Validated results (demo run, seed=42):
- 4/8 flights completed on time within 30 steps
- Cumulative reward: +287.07
- Total energy consumed: 831 units
- IS Platform approval rate: ~87%
- No agent collision events
9. Observation Space Alignment
The normalised observation vectors fed to each agent type correspond to the state variables identified in the thesis for each agent class:
| Agent type | Vector shape | Components |
|---|---|---|
ProductAgent | (6,) float32 [0,1] | Normalised position (x,y), route progress, deadline proximity, energy, processing flag |
WorkerAgent | (6,) float32 [0,1] | Position, energy, fatigue level, zone index, previous action |
RobotAgent | (5,) float32 [0,1] | Position, battery level, load status, speed |
ConveyorAgent | (5,) float32 [0,1] | Operational state, occupancy, speed setting, energy consumption |
These compact representations are designed for compatibility with standard deep RL algorithms (PPO, SAC, QMIX) via the PettingZoo AEC interface, enabling the thesis results to be reproduced and extended with learned policies.

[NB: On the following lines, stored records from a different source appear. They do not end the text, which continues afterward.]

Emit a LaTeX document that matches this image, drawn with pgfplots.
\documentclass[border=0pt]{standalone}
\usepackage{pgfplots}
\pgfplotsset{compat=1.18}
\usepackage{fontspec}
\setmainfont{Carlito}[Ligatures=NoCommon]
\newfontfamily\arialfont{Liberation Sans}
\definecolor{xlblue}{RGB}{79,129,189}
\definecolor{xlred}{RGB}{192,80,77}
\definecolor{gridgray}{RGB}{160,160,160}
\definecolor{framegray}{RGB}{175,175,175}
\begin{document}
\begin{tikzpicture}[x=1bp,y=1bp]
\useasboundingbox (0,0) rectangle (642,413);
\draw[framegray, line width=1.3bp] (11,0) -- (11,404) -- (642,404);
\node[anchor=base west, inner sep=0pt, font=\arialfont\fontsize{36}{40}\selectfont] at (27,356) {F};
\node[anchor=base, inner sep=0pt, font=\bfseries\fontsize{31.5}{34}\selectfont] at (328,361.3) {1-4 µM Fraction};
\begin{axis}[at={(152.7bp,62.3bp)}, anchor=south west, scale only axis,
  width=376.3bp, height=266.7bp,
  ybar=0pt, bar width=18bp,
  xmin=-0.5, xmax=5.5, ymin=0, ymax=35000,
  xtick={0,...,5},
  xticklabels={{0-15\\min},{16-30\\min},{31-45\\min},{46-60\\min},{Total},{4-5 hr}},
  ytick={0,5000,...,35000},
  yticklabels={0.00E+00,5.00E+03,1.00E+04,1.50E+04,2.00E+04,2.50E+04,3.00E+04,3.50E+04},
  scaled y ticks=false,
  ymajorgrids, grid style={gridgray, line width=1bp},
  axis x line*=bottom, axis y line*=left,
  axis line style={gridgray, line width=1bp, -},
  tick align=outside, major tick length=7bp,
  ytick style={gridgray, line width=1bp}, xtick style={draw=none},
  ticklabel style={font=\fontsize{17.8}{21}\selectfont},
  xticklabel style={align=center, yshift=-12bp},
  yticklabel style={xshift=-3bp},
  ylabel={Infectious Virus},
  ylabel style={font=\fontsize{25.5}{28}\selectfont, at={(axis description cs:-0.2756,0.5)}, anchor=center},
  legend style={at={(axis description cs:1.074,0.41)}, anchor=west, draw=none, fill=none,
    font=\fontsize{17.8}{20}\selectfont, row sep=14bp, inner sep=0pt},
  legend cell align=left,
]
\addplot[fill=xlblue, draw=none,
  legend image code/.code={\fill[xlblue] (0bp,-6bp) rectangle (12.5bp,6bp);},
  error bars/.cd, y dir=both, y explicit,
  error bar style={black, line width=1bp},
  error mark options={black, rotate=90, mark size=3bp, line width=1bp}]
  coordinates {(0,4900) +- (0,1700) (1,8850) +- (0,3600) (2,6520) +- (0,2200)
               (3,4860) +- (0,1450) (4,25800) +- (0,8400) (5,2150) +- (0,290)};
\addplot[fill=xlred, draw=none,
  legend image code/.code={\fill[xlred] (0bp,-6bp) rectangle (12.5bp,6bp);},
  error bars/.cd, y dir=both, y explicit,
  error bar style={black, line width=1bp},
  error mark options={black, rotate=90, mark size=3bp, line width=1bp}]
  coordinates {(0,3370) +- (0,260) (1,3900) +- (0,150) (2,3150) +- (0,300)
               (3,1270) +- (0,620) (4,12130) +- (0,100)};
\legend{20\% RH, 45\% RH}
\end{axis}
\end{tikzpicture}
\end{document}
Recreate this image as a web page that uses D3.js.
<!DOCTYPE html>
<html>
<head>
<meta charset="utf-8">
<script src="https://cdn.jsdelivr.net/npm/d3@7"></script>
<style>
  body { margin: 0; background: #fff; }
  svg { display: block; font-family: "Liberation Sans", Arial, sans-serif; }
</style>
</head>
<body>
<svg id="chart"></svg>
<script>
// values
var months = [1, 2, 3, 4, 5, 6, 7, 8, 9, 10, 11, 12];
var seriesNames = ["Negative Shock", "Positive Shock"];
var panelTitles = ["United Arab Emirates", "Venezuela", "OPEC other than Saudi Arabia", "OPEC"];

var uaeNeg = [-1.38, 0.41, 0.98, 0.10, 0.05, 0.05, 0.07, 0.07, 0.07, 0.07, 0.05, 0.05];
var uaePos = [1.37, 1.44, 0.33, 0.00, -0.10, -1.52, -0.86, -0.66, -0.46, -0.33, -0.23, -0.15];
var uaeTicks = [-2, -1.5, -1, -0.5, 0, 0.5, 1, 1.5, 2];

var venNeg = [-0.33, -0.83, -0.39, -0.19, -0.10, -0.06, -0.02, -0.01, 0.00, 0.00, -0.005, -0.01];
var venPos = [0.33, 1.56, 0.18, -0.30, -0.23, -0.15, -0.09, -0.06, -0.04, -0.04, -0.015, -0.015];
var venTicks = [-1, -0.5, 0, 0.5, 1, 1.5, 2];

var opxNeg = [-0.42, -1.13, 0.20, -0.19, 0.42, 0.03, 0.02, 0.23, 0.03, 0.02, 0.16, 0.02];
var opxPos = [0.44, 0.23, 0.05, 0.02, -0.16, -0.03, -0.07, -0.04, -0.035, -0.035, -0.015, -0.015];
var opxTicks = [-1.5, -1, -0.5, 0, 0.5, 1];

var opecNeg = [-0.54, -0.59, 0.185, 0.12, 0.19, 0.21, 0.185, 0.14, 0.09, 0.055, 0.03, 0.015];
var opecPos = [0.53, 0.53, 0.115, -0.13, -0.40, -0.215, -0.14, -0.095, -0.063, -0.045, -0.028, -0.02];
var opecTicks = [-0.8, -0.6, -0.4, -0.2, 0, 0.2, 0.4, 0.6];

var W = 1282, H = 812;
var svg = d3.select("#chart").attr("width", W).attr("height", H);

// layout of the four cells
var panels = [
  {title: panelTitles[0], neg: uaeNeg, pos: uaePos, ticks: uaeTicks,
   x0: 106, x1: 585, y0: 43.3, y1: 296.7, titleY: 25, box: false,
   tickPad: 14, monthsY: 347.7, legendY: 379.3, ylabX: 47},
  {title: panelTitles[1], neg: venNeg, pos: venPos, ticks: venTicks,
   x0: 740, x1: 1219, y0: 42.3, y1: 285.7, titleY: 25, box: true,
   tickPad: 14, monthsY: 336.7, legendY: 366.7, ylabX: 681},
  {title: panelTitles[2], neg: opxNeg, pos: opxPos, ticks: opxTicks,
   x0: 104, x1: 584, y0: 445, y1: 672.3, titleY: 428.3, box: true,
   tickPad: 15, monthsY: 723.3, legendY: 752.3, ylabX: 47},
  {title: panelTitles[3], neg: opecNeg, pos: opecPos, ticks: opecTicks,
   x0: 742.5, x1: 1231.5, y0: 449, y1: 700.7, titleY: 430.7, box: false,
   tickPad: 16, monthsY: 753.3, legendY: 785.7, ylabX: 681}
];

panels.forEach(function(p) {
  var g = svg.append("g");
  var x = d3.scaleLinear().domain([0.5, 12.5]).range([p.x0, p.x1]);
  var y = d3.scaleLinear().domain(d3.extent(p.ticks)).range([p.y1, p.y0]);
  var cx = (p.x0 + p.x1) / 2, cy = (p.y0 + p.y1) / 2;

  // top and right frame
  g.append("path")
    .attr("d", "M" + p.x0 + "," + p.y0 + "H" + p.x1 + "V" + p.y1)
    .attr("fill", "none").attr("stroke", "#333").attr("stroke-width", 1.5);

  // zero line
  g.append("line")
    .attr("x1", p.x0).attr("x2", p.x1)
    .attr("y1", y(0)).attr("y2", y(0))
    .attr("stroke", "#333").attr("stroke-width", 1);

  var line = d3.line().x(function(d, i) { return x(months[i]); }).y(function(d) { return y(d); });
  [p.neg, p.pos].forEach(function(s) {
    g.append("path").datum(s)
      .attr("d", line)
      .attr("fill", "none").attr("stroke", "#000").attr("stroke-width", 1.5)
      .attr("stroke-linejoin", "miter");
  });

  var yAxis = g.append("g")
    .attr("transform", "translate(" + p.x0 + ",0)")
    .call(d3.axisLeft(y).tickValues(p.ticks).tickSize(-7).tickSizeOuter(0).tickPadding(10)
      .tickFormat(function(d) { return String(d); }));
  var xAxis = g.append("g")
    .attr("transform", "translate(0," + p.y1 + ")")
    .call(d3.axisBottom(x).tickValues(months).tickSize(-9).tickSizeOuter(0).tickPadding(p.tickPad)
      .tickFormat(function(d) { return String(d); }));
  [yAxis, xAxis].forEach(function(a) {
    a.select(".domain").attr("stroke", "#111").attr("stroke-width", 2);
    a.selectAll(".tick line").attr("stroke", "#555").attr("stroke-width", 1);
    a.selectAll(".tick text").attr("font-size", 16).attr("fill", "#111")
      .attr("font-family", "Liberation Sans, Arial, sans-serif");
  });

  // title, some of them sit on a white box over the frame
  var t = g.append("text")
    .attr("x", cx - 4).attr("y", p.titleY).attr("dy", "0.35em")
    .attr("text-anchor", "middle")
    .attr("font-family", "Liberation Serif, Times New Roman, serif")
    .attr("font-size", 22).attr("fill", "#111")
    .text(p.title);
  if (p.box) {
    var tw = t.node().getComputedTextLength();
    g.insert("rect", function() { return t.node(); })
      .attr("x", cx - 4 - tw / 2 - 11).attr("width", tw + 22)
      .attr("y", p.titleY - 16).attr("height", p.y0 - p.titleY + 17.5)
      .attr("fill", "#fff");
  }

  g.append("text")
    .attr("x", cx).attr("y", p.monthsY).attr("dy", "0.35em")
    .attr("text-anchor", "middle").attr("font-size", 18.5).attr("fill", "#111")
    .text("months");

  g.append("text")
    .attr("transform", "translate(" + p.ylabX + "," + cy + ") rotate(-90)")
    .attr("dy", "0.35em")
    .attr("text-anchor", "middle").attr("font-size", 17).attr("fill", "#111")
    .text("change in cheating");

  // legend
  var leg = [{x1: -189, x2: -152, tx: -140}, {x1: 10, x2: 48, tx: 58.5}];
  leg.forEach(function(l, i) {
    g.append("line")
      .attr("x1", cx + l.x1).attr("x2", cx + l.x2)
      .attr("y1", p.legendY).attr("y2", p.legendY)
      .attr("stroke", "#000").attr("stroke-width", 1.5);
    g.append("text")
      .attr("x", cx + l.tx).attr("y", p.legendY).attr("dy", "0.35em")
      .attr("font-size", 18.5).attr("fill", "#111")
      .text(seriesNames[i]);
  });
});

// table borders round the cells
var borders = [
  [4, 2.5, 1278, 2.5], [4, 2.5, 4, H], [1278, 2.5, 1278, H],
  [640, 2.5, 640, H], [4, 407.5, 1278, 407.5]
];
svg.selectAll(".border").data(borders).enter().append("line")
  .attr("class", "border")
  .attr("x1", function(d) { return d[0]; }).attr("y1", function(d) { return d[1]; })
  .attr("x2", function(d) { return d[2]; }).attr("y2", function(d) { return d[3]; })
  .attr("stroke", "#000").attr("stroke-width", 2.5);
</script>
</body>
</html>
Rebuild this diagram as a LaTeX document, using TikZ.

10. Framework and Technology Choices
| Thesis assumption | Implementation choice | Rationale |
|---|---|---|
| JADE/JADEX (original prototype) | PettingZoo AEC + Python | Modern RL ecosystem; enables direct connection to PyTorch/TensorFlow |
| EPCIS middleware (Fosstrak) | epc.py (pure Python EPC model) | Self-contained; removes JVM dependency while preserving the data model |
| Simulation-based validation | Pygame renderer + headless mode | Reproducible experiments; visual inspection of emergent behaviours |
| JSON scenario definition | config_loader.py + Pydantic-style configs | Declarative scenario authoring; separates model from configuration |
The transition from JADE to PettingZoo preserves the essential architectural invariants of the thesis (BDI loop, 4W state, IS negotiation, global policy) while opening the system to the contemporary multi-agent reinforcement learning research community.